Written request - Produce the listing below again, exactly as shown.

Figure scripts
━━━━━━━━━━━━━━━━

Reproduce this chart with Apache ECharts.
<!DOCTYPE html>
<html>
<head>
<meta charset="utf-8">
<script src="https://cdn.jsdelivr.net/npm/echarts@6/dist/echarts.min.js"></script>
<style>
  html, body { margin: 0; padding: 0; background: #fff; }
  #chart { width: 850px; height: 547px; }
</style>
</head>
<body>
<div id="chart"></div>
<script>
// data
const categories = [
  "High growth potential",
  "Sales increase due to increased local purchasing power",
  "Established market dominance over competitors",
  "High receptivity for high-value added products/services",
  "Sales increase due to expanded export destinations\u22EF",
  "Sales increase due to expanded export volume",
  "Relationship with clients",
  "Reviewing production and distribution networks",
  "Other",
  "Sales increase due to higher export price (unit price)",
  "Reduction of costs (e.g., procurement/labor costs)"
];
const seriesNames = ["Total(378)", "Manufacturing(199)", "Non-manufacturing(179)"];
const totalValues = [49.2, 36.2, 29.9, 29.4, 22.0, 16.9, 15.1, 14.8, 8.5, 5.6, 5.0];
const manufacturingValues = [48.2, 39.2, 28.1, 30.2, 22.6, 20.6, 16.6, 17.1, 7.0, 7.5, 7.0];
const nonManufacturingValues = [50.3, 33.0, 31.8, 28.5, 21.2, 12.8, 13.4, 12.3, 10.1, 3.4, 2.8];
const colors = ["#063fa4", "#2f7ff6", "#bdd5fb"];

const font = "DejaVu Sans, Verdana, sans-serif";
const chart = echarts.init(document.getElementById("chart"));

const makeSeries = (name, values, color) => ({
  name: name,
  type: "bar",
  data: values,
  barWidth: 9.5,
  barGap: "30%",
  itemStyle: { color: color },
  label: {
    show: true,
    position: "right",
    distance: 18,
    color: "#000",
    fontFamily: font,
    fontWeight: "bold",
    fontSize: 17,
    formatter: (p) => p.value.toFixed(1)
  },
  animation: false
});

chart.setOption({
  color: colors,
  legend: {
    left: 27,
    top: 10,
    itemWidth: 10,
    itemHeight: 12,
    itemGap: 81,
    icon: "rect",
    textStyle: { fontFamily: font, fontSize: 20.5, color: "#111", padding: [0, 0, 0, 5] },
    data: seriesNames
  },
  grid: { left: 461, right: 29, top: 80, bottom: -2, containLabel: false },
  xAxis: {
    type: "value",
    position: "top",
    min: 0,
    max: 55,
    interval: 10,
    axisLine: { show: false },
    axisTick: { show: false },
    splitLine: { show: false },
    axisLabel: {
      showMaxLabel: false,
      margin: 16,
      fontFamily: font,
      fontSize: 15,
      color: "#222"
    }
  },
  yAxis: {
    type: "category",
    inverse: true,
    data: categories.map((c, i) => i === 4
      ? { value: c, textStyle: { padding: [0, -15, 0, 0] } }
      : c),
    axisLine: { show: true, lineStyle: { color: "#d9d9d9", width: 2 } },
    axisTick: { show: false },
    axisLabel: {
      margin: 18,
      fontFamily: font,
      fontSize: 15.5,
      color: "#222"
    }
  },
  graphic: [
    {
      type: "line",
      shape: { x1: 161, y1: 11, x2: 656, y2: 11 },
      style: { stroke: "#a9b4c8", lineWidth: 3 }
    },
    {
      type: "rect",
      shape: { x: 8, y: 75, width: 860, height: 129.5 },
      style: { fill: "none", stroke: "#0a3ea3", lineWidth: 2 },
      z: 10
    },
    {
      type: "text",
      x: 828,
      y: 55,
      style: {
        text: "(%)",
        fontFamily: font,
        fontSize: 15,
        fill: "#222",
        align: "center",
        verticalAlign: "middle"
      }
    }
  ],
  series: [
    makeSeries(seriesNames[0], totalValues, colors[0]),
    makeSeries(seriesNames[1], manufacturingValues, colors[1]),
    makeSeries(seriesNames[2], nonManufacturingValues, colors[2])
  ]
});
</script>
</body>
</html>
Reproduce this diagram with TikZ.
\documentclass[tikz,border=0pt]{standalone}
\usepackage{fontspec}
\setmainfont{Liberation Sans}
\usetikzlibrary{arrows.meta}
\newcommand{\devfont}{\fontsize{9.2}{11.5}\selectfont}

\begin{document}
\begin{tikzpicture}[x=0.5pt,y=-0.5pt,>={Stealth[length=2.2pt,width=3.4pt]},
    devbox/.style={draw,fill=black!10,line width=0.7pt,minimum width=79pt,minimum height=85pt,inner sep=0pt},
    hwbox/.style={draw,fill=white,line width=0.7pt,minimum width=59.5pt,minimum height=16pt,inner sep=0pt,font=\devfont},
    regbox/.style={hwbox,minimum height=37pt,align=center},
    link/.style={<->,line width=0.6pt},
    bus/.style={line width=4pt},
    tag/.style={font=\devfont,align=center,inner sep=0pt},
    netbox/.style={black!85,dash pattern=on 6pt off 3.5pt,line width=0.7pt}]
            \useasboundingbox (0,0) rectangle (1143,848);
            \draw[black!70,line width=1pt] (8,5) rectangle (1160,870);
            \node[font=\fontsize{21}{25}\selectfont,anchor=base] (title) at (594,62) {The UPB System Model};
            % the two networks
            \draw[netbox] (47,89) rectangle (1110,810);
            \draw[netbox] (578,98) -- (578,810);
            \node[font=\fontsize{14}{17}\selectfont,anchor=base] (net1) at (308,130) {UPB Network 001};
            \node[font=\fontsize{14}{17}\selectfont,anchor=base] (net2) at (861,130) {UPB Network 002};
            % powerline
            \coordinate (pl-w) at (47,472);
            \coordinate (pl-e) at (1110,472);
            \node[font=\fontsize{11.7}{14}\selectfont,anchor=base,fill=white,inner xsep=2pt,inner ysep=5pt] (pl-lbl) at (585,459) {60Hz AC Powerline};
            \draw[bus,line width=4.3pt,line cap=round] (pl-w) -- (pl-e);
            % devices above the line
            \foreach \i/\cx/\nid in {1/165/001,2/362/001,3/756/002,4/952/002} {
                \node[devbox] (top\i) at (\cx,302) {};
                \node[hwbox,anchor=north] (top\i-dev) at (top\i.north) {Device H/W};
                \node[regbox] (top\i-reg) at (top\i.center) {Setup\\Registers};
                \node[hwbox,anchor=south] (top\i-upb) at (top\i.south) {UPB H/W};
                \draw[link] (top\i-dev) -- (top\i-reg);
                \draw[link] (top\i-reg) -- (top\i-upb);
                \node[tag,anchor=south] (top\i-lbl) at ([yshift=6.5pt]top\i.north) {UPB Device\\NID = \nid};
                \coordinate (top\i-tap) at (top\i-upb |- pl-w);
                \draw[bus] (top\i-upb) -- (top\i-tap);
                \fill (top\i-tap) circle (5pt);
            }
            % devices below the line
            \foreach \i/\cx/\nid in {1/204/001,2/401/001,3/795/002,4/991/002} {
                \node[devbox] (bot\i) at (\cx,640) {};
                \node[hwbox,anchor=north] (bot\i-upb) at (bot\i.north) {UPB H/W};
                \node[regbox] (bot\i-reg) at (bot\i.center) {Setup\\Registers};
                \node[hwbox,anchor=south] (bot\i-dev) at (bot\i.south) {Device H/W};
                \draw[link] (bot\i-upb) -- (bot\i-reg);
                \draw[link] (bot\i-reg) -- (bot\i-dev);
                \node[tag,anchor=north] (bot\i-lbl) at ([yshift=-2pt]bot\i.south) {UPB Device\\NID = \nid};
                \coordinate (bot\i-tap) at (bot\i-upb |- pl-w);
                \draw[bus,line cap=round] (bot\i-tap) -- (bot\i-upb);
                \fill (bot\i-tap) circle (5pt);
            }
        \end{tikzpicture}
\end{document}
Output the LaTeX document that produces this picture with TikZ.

━━━━━━━━━━━━━━━━

Reply to the exercise -
Reproduce this chart with Apache ECharts.
<!DOCTYPE html>
<html>
<head>
<meta charset="utf-8">
<script src="https://cdn.jsdelivr.net/npm/echarts@6/dist/echarts.min.js"></script>
<style>
  html, body { margin: 0; padding: 0; background: #fff; }
  #chart { width: 850px; height: 547px; }
</style>
</head>
<body>
<div id="chart"></div>
<script>
// data
const categories = [
  "High growth potential",
  "Sales increase due to increased local purchasing power",
  "Established market dominance over competitors",
  "High receptivity for high-value added products/services",
  "Sales increase due to expanded export destinations\u22EF",
  "Sales increase due to expanded export volume",
  "Relationship with clients",
  "Reviewing production and distribution networks",
  "Other",
  "Sales increase due to higher export price (unit price)",
  "Reduction of costs (e.g., procurement/labor costs)"
];
const seriesNames = ["Total(378)", "Manufacturing(199)", "Non-manufacturing(179)"];
const totalValues = [49.2, 36.2, 29.9, 29.4, 22.0, 16.9, 15.1, 14.8, 8.5, 5.6, 5.0];
const manufacturingValues = [48.2, 39.2, 28.1, 30.2, 22.6, 20.6, 16.6, 17.1, 7.0, 7.5, 7.0];
const nonManufacturingValues = [50.3, 33.0, 31.8, 28.5, 21.2, 12.8, 13.4, 12.3, 10.1, 3.4, 2.8];
const colors = ["#063fa4", "#2f7ff6", "#bdd5fb"];

const font = "DejaVu Sans, Verdana, sans-serif";
const chart = echarts.init(document.getElementById("chart"));

const makeSeries = (name, values, color) => ({
  name: name,
  type: "bar",
  data: values,
  barWidth: 9.5,
  barGap: "30%",
  itemStyle: { color: color },
  label: {
    show: true,
    position: "right",
    distance: 18,
    color: "#000",
    fontFamily: font,
    fontWeight: "bold",
    fontSize: 17,
    formatter: (p) => p.value.toFixed(1)
  },
  animation: false
});

chart.setOption({
  color: colors,
  legend: {
    left: 27,
    top: 10,
    itemWidth: 10,
    itemHeight: 12,
    itemGap: 81,
    icon: "rect",
    textStyle: { fontFamily: font, fontSize: 20.5, color: "#111", padding: [0, 0, 0, 5] },
    data: seriesNames
  },
  grid: { left: 461, right: 29, top: 80, bottom: -2, containLabel: false },
  xAxis: {
    type: "value",
    position: "top",
    min: 0,
    max: 55,
    interval: 10,
    axisLine: { show: false },
    axisTick: { show: false },
    splitLine: { show: false },
    axisLabel: {
      showMaxLabel: false,
      margin: 16,
      fontFamily: font,
      fontSize: 15,
      color: "#222"
    }
  },
  yAxis: {
    type: "category",
    inverse: true,
    data: categories.map((c, i) => i === 4
      ? { value: c, textStyle: { padding: [0, -15, 0, 0] } }
      : c),
    axisLine: { show: true, lineStyle: { color: "#d9d9d9", width: 2 } },
    axisTick: { show: false },
    axisLabel: {
      margin: 18,
      fontFamily: font,
      fontSize: 15.5,
      color: "#222"
    }
  },
  graphic: [
    {
      type: "line",
      shape: { x1: 161, y1: 11, x2: 656, y2: 11 },
      style: { stroke: "#a9b4c8", lineWidth: 3 }
    },
    {
      type: "rect",
      shape: { x: 8, y: 75, width: 860, height: 129.5 },
      style: { fill: "none", stroke: "#0a3ea3", lineWidth: 2 },
      z: 10
    },
    {
      type: "text",
      x: 828,
      y: 55,
      style: {
        text: "(%)",
        fontFamily: font,
        fontSize: 15,
        fill: "#222",
        align: "center",
        verticalAlign: "middle"
      }
    }
  ],
  series: [
    makeSeries(seriesNames[0], totalValues, colors[0]),
    makeSeries(seriesNames[1], manufacturingValues, colors[1]),
    makeSeries(seriesNames[2], nonManufacturingValues, colors[2])
  ]
});
</script>
</body>
</html>
Reproduce this diagram with TikZ.
\documentclass[tikz,border=0pt]{standalone}
\usepackage{fontspec}
\setmainfont{Liberation Sans}
\usetikzlibrary{arrows.meta}
\newcommand{\devfont}{\fontsize{9.2}{11.5}\selectfont}

\begin{document}
\begin{tikzpicture}[x=0.5pt,y=-0.5pt,>={Stealth[length=2.2pt,width=3.4pt]},
    devbox/.style={draw,fill=black!10,line width=0.7pt,minimum width=79pt,minimum height=85pt,inner sep=0pt},
    hwbox/.style={draw,fill=white,line width=0.7pt,minimum width=59.5pt,minimum height=16pt,inner sep=0pt,font=\devfont},
    regbox/.style={hwbox,minimum height=37pt,align=center},
    link/.style={<->,line width=0.6pt},
    bus/.style={line width=4pt},
    tag/.style={font=\devfont,align=center,inner sep=0pt},
    netbox/.style={black!85,dash pattern=on 6pt off 3.5pt,line width=0.7pt}]
            \useasboundingbox (0,0) rectangle (1143,848);
            \draw[black!70,line width=1pt] (8,5) rectangle (1160,870);
            \node[font=\fontsize{21}{25}\selectfont,anchor=base] (title) at (594,62) {The UPB System Model};
            % the two networks
            \draw[netbox] (47,89) rectangle (1110,810);
            \draw[netbox] (578,98) -- (578,810);
            \node[font=\fontsize{14}{17}\selectfont,anchor=base] (net1) at (308,130) {UPB Network 001};
            \node[font=\fontsize{14}{17}\selectfont,anchor=base] (net2) at (861,130) {UPB Network 002};
            % powerline
            \coordinate (pl-w) at (47,472);
            \coordinate (pl-e) at (1110,472);
            \node[font=\fontsize{11.7}{14}\selectfont,anchor=base,fill=white,inner xsep=2pt,inner ysep=5pt] (pl-lbl) at (585,459) {60Hz AC Powerline};
            \draw[bus,line width=4.3pt,line cap=round] (pl-w) -- (pl-e);
            % devices above the line
            \foreach \i/\cx/\nid in {1/165/001,2/362/001,3/756/002,4/952/002} {
                \node[devbox] (top\i) at (\cx,302) {};
                \node[hwbox,anchor=north] (top\i-dev) at (top\i.north) {Device H/W};
                \node[regbox] (top\i-reg) at (top\i.center) {Setup\\Registers};
                \node[hwbox,anchor=south] (top\i-upb) at (top\i.south) {UPB H/W};
                \draw[link] (top\i-dev) -- (top\i-reg);
                \draw[link] (top\i-reg) -- (top\i-upb);
                \node[tag,anchor=south] (top\i-lbl) at ([yshift=6.5pt]top\i.north) {UPB Device\\NID = \nid};
                \coordinate (top\i-tap) at (top\i-upb |- pl-w);
                \draw[bus] (top\i-upb) -- (top\i-tap);
                \fill (top\i-tap) circle (5pt);
            }
            % devices below the line
            \foreach \i/\cx/\nid in {1/204/001,2/401/001,3/795/002,4/991/002} {
                \node[devbox] (bot\i) at (\cx,640) {};
                \node[hwbox,anchor=north] (bot\i-upb) at (bot\i.north) {UPB H/W};
                \node[regbox] (bot\i-reg) at (bot\i.center) {Setup\\Registers};
                \node[hwbox,anchor=south] (bot\i-dev) at (bot\i.south) {Device H/W};
                \draw[link] (bot\i-upb) -- (bot\i-reg);
                \draw[link] (bot\i-reg) -- (bot\i-dev);
                \node[tag,anchor=north] (bot\i-lbl) at ([yshift=-2pt]bot\i.south) {UPB Device\\NID = \nid};
                \coordinate (bot\i-tap) at (bot\i-upb |- pl-w);
                \draw[bus,line cap=round] (bot\i-tap) -- (bot\i-upb);
                \fill (bot\i-tap) circle (5pt);
            }
        \end{tikzpicture}
\end{document}
Output the LaTeX document that produces this picture with TikZ.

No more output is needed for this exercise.